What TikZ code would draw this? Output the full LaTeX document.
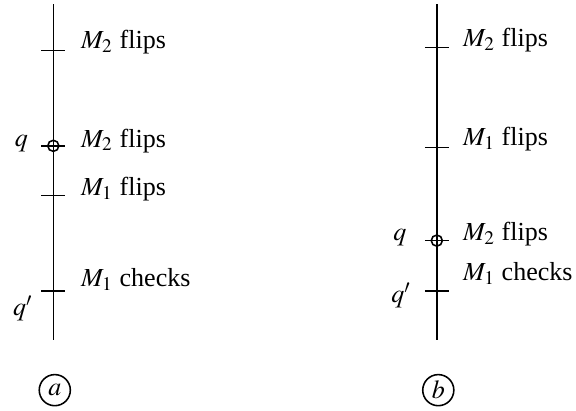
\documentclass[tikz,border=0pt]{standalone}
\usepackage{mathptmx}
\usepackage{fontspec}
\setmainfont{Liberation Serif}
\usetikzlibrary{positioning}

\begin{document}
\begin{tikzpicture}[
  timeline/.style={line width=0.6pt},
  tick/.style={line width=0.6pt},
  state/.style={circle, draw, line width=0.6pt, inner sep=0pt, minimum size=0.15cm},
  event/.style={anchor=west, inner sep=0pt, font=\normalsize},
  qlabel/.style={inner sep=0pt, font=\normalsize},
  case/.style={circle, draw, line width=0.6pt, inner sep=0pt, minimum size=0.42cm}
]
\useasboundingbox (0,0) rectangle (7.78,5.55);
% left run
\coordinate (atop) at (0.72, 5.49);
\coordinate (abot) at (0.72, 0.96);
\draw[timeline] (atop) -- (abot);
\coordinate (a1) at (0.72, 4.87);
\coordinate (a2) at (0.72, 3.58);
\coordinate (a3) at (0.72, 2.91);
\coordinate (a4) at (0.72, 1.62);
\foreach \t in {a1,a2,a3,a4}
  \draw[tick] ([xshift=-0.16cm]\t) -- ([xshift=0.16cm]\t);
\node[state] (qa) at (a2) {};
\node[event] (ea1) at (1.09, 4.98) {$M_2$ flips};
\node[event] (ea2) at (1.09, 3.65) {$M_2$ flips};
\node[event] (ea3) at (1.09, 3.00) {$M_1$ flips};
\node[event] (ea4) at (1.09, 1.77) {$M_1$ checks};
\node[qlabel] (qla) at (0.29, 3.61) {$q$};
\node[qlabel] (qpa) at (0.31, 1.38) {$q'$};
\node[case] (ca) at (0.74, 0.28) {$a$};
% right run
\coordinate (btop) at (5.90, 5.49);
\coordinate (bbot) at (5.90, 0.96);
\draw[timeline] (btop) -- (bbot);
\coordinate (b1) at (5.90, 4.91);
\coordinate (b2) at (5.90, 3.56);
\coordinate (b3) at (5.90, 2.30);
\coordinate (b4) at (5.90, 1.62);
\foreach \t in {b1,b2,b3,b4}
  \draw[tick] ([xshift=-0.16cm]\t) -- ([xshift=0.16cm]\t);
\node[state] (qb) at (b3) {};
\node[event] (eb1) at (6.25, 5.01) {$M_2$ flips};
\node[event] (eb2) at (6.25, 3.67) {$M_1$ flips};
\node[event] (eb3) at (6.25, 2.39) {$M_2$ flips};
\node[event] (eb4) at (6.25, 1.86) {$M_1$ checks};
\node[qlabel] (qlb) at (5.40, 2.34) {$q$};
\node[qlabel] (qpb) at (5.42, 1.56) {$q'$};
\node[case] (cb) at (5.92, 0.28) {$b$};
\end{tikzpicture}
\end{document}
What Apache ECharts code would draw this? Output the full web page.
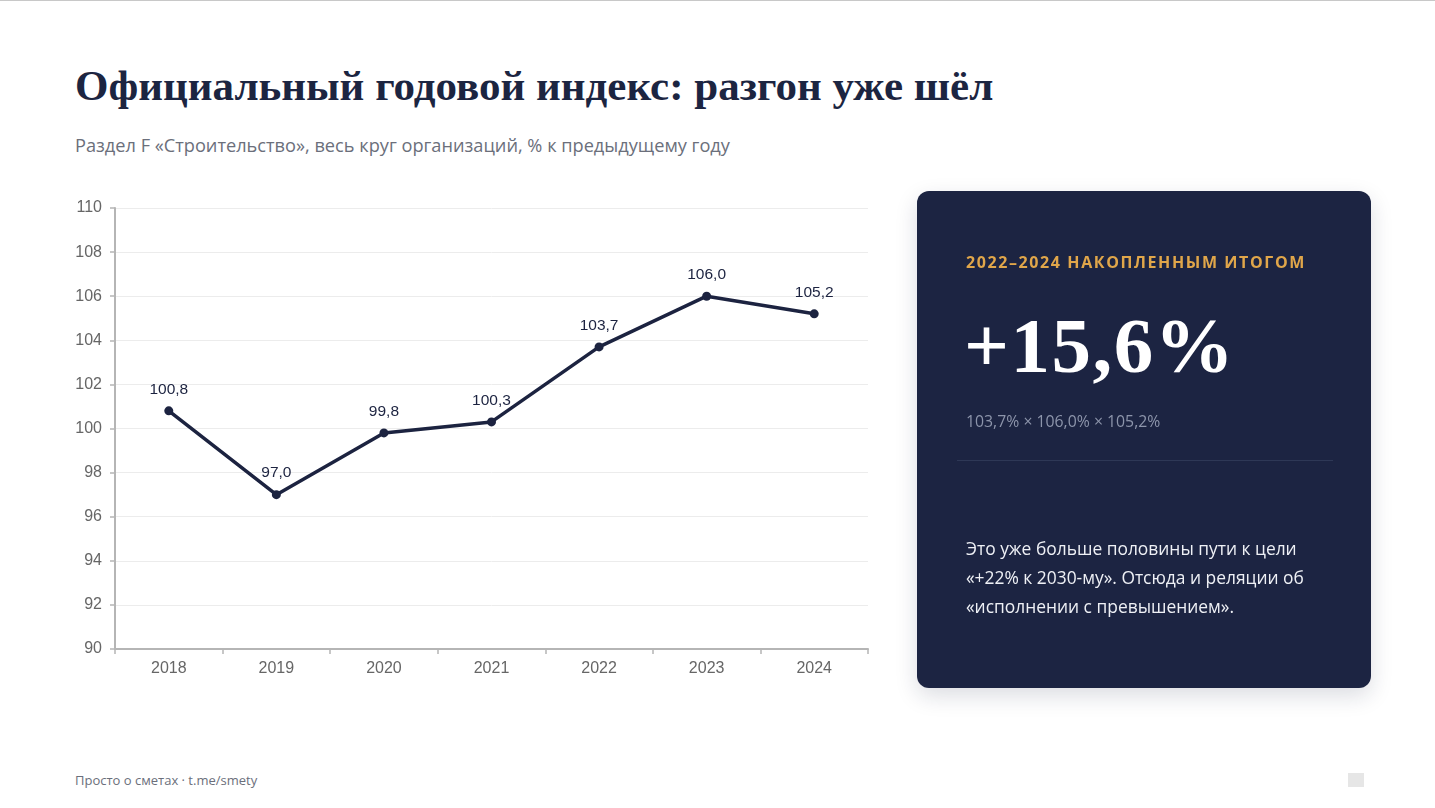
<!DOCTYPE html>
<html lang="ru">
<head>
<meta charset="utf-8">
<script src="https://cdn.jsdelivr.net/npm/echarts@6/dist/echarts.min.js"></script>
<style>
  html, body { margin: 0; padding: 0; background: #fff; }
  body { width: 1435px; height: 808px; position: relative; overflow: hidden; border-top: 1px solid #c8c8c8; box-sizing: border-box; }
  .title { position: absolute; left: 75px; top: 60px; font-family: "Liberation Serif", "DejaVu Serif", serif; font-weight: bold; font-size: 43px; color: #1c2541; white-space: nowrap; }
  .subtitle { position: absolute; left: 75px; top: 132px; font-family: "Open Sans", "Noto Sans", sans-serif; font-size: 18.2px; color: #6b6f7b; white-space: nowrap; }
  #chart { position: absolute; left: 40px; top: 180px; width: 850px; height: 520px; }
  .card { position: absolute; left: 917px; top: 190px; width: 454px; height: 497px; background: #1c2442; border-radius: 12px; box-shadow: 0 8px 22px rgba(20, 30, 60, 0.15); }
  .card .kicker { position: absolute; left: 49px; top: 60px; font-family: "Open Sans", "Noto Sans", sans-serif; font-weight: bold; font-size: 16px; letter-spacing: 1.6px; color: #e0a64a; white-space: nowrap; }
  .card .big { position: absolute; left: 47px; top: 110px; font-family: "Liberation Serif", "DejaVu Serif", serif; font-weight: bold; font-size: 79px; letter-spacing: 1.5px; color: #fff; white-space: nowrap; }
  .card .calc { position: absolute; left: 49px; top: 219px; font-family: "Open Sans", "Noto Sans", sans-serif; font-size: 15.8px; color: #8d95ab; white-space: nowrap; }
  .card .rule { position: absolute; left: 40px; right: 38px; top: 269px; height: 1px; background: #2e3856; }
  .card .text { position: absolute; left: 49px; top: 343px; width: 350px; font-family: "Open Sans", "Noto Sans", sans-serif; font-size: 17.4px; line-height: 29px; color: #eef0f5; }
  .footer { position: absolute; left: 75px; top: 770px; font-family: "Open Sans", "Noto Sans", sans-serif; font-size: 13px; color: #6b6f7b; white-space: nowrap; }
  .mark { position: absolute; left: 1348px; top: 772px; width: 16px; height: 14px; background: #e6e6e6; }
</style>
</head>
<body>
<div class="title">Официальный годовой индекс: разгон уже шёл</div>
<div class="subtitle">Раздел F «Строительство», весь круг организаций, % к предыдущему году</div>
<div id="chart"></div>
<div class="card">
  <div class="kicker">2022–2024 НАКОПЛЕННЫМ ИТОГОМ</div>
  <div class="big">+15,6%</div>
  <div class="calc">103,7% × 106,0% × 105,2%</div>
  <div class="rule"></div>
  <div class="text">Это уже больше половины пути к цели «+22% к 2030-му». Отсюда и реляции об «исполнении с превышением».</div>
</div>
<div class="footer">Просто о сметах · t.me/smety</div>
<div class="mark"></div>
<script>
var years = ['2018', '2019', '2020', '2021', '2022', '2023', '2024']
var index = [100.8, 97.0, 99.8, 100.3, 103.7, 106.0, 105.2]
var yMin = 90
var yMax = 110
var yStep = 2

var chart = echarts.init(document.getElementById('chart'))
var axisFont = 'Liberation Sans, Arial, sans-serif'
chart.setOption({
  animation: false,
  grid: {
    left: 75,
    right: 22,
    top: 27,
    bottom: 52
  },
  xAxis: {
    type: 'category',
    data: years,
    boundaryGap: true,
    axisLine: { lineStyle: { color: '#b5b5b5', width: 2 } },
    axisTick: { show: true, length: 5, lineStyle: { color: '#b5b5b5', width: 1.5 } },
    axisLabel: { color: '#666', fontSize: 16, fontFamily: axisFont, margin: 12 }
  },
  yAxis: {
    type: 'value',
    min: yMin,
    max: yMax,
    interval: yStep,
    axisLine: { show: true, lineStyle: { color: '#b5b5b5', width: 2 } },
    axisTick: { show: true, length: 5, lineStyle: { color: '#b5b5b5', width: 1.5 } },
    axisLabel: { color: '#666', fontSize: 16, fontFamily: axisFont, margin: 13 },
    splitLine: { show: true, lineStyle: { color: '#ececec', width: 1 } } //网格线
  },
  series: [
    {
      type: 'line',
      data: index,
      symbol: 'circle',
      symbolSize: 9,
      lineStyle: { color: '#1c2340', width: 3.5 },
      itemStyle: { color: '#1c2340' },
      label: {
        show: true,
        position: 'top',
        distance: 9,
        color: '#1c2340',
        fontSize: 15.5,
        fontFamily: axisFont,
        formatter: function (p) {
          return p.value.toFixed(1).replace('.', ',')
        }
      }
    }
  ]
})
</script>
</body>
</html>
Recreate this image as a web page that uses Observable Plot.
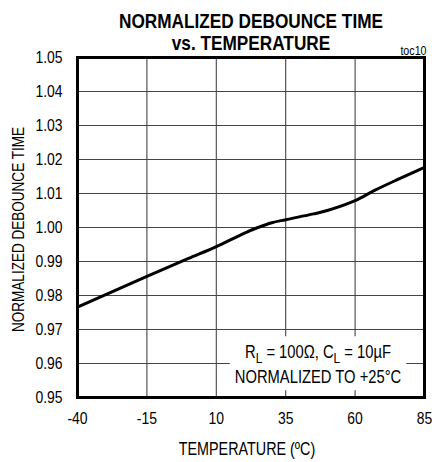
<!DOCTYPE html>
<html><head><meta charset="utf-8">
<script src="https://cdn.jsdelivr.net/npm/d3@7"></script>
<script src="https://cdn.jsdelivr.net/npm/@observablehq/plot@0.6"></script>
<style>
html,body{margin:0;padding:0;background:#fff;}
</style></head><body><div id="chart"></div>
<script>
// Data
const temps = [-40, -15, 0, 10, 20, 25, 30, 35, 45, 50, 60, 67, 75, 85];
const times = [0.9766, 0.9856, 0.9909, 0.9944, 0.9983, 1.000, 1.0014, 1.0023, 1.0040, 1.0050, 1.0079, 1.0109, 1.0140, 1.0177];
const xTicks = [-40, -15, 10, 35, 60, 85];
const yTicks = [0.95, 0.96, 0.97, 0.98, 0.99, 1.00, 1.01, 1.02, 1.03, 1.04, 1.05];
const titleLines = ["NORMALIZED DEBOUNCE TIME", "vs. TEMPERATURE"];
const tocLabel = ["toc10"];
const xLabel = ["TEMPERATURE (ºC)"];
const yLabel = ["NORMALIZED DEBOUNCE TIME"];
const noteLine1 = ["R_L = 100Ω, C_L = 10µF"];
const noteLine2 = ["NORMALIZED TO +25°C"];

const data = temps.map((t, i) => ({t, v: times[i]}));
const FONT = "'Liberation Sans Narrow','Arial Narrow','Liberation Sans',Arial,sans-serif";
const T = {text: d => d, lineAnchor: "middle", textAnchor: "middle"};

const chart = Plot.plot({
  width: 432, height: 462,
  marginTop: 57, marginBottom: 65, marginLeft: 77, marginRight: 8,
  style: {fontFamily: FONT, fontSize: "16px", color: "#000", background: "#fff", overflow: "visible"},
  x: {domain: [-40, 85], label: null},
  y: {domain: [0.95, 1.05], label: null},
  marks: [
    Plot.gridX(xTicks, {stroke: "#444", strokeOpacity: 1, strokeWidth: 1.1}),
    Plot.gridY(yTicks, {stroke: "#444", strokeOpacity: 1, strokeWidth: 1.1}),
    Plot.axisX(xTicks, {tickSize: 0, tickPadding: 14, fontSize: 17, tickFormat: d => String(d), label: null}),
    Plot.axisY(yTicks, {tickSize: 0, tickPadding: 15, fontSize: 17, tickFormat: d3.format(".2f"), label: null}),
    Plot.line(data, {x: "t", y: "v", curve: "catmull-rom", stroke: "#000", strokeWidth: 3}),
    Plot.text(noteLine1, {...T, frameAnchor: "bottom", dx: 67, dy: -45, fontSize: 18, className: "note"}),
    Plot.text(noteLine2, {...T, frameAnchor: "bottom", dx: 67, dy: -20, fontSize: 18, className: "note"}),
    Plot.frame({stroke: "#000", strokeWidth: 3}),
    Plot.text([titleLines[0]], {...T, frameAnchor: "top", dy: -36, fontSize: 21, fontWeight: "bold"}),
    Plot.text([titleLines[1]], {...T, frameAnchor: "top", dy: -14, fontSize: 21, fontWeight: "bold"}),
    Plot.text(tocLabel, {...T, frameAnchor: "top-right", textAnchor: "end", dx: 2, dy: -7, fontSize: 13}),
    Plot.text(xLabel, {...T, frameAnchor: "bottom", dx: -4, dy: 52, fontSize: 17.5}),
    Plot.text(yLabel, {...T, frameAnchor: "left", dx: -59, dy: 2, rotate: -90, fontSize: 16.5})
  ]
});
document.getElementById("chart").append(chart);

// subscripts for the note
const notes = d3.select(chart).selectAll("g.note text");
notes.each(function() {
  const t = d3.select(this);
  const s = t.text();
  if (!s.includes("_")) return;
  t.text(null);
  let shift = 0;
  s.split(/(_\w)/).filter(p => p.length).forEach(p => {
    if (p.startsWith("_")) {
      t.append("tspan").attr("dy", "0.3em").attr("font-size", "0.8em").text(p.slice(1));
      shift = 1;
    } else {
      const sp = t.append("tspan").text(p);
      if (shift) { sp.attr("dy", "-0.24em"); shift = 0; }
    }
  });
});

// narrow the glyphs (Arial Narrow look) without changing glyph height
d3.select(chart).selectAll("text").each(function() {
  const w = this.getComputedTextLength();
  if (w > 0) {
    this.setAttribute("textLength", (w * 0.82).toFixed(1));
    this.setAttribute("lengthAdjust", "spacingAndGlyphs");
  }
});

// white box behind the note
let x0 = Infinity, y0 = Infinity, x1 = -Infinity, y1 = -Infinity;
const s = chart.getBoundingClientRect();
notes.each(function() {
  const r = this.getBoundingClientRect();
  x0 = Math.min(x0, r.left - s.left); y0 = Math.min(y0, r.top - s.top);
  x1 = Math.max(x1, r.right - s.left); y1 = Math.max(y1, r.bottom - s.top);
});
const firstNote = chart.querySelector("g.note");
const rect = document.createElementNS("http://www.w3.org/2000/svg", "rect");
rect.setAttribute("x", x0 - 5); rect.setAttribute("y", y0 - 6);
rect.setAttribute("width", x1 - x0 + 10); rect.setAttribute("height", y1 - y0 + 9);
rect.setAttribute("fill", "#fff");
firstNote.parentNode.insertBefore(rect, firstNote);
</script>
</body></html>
----------
- **The exercise**:
Extract lines where the string "What" occurs.

- **Expected output**:
What TikZ code would draw this? Output the full LaTeX document.
What Apache ECharts code would draw this? Output the full web page.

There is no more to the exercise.